Standing as a creditor in accordance with s 459P(1)(b) Corporations Act 2001 (Cth)

First Equilibrium Pty Limited v Bluestone Property Services Pty Limited (in liq) [2013] FC AFC 108

An appeal from the decision of Bluestone Property Services Pty Ltd (in liq) v First Equilibrium Pty Ltd [2013] FCA 876.

Challenge to creditor standing on application to wind up appellant company on grounds of insolvency.  Standing examined with reference to bona fides of the appellant’s asserted counter claim and circumstances surrounding the failure of appellant to take steps to advance asserted counter-claim or demonstrate solvency.  Court held respondent had standing as a creditor in accordance with s 459P(1)(b) Corporations Act 2001 (Cth).

The respondent (Bluestone) applied under ss 459A and 459P of the Corporations Act 2001 (Cth) (the Act) for the appellant (Equilibrium) to be wound up in insolvency. The primary judge found that Equilibrium was insolvent at the time of the filing of the application (27 March 2013) and at the hearing (26 August 2013) (collectively the Relevant Dates).

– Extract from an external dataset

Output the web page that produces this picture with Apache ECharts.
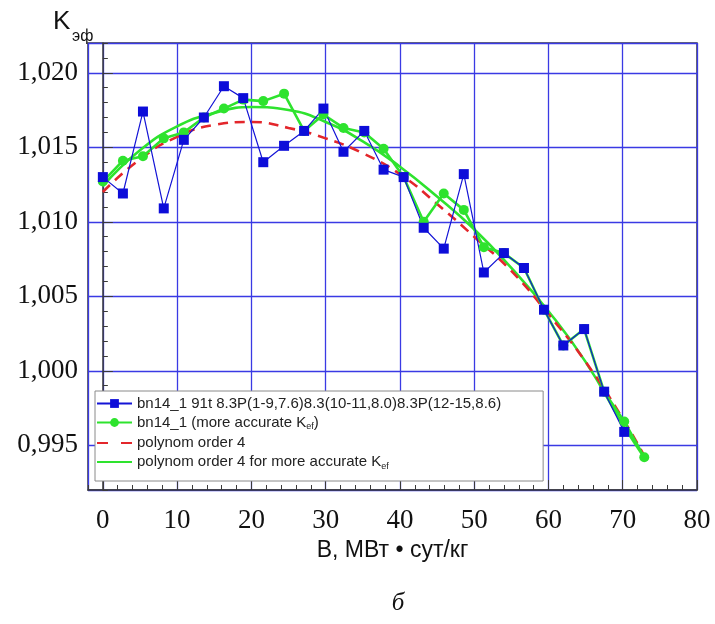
<!DOCTYPE html>
<html>
<head>
<meta charset="utf-8">
<script src="https://cdn.jsdelivr.net/npm/echarts@6/dist/echarts.min.js"></script>
<style>
html, body { margin: 0; padding: 0; background: #fff; }
#chart { width: 715px; height: 624px; }
</style>
</head>
<body>
<div id="chart"></div>
<script>
// burnup points, MWd/kg
var burnup = [0, 2.7, 5.4, 8.2, 10.9, 13.6, 16.3, 18.9, 21.6, 24.4, 27.1, 29.7, 32.4, 35.2,
	37.8, 40.5, 43.2, 45.9, 48.6, 51.3, 54.0, 56.7, 59.4, 62.0, 64.8, 67.5, 70.2, 72.9];
// bn14_1 (blue squares)
var kefBase = [1.0130, 1.0119, 1.0174, 1.0109, 1.0155, 1.0170, 1.0191, 1.0183, 1.0140, 1.0151,
	1.0161, 1.0176, 1.0147, 1.0161, 1.0135, 1.0130, 1.0096, 1.0082, 1.0132, 1.0066, 1.0079,
	1.0069, 1.0041, 1.0017, 1.0028, 0.9986, 0.9959];
// bn14_1 more accurate (green circles)
var kefAcc = [1.0127, 1.0141, 1.0144, 1.0156, 1.0160, 1.0170, 1.0176, 1.0182, 1.0181, 1.0186,
	1.0161, 1.0172, 1.0163, 1.0160, 1.0149, 1.0130, 1.0100, 1.0119, 1.0108, 1.0083, 1.0079,
	1.0069, 1.0041, 1.0017, 1.0028, 0.9986, 0.9966, 0.9942];
// fitted curves
var polyX = [0, 5, 10, 15, 20, 25, 30, 35, 40, 45, 50, 55, 60, 65, 70, 73];
var polyBase = [1.0120, 1.0142, 1.0157, 1.0165, 1.0167, 1.0163, 1.0156, 1.0146, 1.0132, 1.0112,
	1.0090, 1.0067, 1.0038, 1.0006, 0.9968, 0.9942];
var polyAcc = [1.0124, 1.0148, 1.0164, 1.0173, 1.0177, 1.0175, 1.0167, 1.0154, 1.0137, 1.0117,
	1.0095, 1.0069, 1.0040, 1.0006, 0.9964, 0.9941];

var names = ['bn14_1 91t 8.3P(1-9,7.6)8.3(10-11,8.0)8.3P(12-15,8.6)',
	'bn14_1 (more accurate Kef)', 'polynom order 4', 'polynom order 4 for more accurate Kef'];
var legendText = {};
legendText[names[0]] = '{a|' + names[0] + '}';
legendText[names[1]] = '{a|bn14_1 (more accurate K}{s|ef}{a|)}';
legendText[names[2]] = '{a|polynom order 4}';
legendText[names[3]] = '{a|polynom order 4 for more accurate K}{s|ef}';

function pairs(xs, ys) {
	var out = [];
	for (var i = 0; i < ys.length; i++) out.push([xs[i], ys[i]]);
	return out;
}

var serif = '"Liberation Serif", "Times New Roman", serif';
var sans = '"Liberation Sans", Arial, sans-serif';
var frame = '#3a3a3a';
var gridBlue = '#3a3ae4';

echarts.init(document.getElementById('chart')).setOption({
	backgroundColor: '#fff',
	animation: false,
	grid: {
		left: 88, right: 18, top: 43, bottom: 134,
		show: true, borderColor: frame, borderWidth: 1.5,
		backgroundColor: '#fff',
		outerBoundsMode: 'none'
	},
	xAxis: [{
		type: 'value', min: -2, max: 80, splitNumber: 8, position: 'bottom',
		name: 'B, МВт • сут/кг', nameLocation: 'middle', nameGap: 36,
		nameTextStyle: { fontFamily: sans, fontSize: 23, color: '#111' },
		axisLine: { show: true, lineStyle: { color: frame, width: 1.5 } },
		axisTick: { inside: true, length: 10, lineStyle: { color: frame } },
		axisLabel: {
			showMinLabel: false, margin: 17, fontFamily: serif, fontSize: 27, color: '#111',
			formatter: function(v) { return String(Math.round(v)); }
		},
		splitLine: { show: true, lineStyle: { color: gridBlue, width: 1.3 } }
	}, {
		// minor ticks
		type: 'value', min: -2, max: 80, interval: 2, position: 'bottom',
		axisLine: { show: false },
		axisTick: { inside: true, length: 5, lineStyle: { color: frame } },
		axisLabel: { show: false },
		splitLine: { show: false }
	}],
	yAxis: [{
		type: 'value', min: 0.992, max: 1.022, splitNumber: 6, position: 'left',
		axisLine: { show: true, lineStyle: { color: frame, width: 1.5 } },
		axisTick: { inside: true, length: 10, lineStyle: { color: frame } },
		axisLabel: {
			showMinLabel: false, showMaxLabel: false, margin: 10,
			fontFamily: serif, fontSize: 27, color: '#111',
			formatter: function(v) { return v.toFixed(3).replace('.', ','); }
		},
		splitLine: { show: true, lineStyle: { color: gridBlue, width: 1.3 } }
	}, {
		type: 'value', min: 0.992, max: 1.022, interval: 0.001, position: 'left',
		axisLine: { show: false },
		axisTick: { inside: true, length: 5, lineStyle: { color: frame } },
		axisLabel: { show: false },
		splitLine: { show: false }
	}],
	legend: {
		orient: 'vertical', left: 95, top: 391,
		data: [
			{ name: names[0] },
			{ name: names[1] },
			{ name: names[2], itemStyle: { opacity: 0 }, lineStyle: { type: [11, 13] } },
			{ name: names[3], itemStyle: { opacity: 0 } }
		],
		itemWidth: 35, itemHeight: 11, itemGap: 4,
		padding: [5, 42, 10, 1],
		backgroundColor: '#fff', borderColor: '#8a8a8a', borderWidth: 1,
		formatter: function(n) { return legendText[n]; },
		textStyle: {
			color: '#222',
			rich: {
				a: { fontFamily: sans, fontSize: 15, color: '#222' },
				s: { fontFamily: sans, fontSize: 9, color: '#222', verticalAlign: 'bottom', padding: [9, 0, 0, 0] }
			}
		}
	},
	graphic: [
		{ type: 'text', left: 53, top: 9, style: { text: 'K', font: '26px ' + sans, fill: '#111' } },
		{ type: 'text', left: 72, top: 29, style: { text: 'эф', font: '16px ' + sans, fill: '#111' } },
		{ type: 'text', x: 398, y: 603, style: { text: 'б', font: 'italic 25px ' + serif, fill: '#111', align: 'center', verticalAlign: 'middle' } }
	],
	series: [{
		name: names[3], type: 'line', smooth: true, symbol: 'none',
		lineStyle: { color: '#2ee32e', width: 2.6 }, itemStyle: { color: '#2ee32e' },
		data: pairs(polyX, polyAcc)
	}, {
		name: names[2], type: 'line', smooth: true, symbol: 'none',
		lineStyle: { color: '#e3262b', width: 2.6, type: [10, 7] }, itemStyle: { color: '#e3262b' },
		data: pairs(polyX, polyBase)
	}, {
		name: names[1], type: 'line', symbol: 'circle', symbolSize: 10,
		lineStyle: { color: '#2ee32e', width: 2.6 }, itemStyle: { color: '#2ee32e' },
		data: pairs(burnup, kefAcc)
	}, {
		name: names[0], type: 'line', symbol: 'rect', symbolSize: 10,
		lineStyle: { color: '#1414d6', width: 1.2 }, itemStyle: { color: '#0d0dd9' },
		data: pairs(burnup, kefBase)
	}]
});
</script>
</body>
</html>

On 2 September 2013, pursuant to ss 459A and 459P of the Act, his Honour ordered that Equilibrium be wound up on the grounds of insolvency (the Winding-up Order). The Winding-up Order was stayed by the primary judge until further order.

Equilibrium appealed the Winding-up Order on three grounds:

  1. That Bluestone did not have standing to bring the application because it was not a “creditor” of Equilibrium for the purposes of s 459P (1) (b) of the Act.
  2. Bluestone had not discharged the onus of establishing that Equilibrium was insolvent on each of the Relevant Dates; and
  3.  There were mutual credits and dealings between Equilibrium and Bluestone which enlivened the operation of s 553C (1) of the Act.

Equilibrium submitted that the primary judge erred in finding that Bluestone was a creditor. Equilibrium’s complaint was that the primary judge erred in finding that Equilibrium did not have a counter-claim equal to or exceeding the Judgment Debt and, therefore, erred in failing to find that the Judgment Debt was disputed on substantial grounds so as to defeat Bluestone’s standing as a creditor.

Equilibrium’s assertion that it had a “counter-claim”, on at least two previous occasions, was found by the Court to be not genuine. The Court considering all circumstances, when exercising its discretion including:

(1)    The bona fide or genuine dispute on substantial grounds of the “counterclaim”;

(2)     That Equilibrium had taken no step to litigate its “counterclaim” in the proceeding 4 years;

(3)    that Equilibrium had not sought leave to commence proceedings against Bluestone (who was now in liquidation) and Equilibrium’s failure to lead any evidence of any intention to do so.

On this basis the Court held that Equilibrium had failed to discharge the onus it bore and confirmed that Bluestone was a creditor with standing to bring the application under s 459P(1)(b) of the Act.

Bluestone bore the onus of establishing that Equilibrium was insolvent on each of the Relevant Dates. The court found that the primary judge correctly stated the applicable principles, namely that “the question of whether a company is solvent is a question of fact to be ascertained from a consideration of the company’s financial position taken as a whole”: see Bluestone Property Services Pty Ltd (in liq) v First Equilibrium Pty Ltd  [2013] FCA 876 at [42], citing Australian Securities and Investments Commission v Plymin [2003] VSC 123; (2003) 46 ACSR 126 at [368]- [380] and Southern Cross Interiors Pty Ltd v Deputy Commissioner of Taxation (2001) 53 NSWLR 213 at [54].

As the primary judge stated, the “inescapable fact is that Equilibrium has failed to pay a Judgment Debt obtained by Bluestone [for] more than four years”. Equilibrium did not assert that the Judgement Debt was not due and payable. It was due and payable on each of the Relevant Dates.

The primary judge found that there were no mutual credits or mutual dealings and that the issue of set-off under s 553C (1) did not arise. Section 553C(1) applies when a person wants to have a debt or claim admitted against an insolvent company that is being wound up.

Commentary
Where the onus of establishing a genuine dispute on substantial grounds is required, consideration will be given to all surrounding circumstances. If the Court sees any factor that, on rational grounds, indicates an arguable case, it must find that a genuine dispute exists even where any case apparently available to be advanced to the contrary seems stronger.

Considering the low threshold required, (which the Court found the Applicant was unable to satisfy in any event) the Court also considered, the Applicant’s failure to take steps to litigate the “counterclaim”, its failure to take steps set aside the judgment debt, failure to take steps to seek leave to proceed against an insolvent company or produce satisfactory evidence of solvency ensured that the Court was unable to grant the relief sought.  As such the Court found that it was the very same dealings contributed to the inability for section 553C(1) to arise.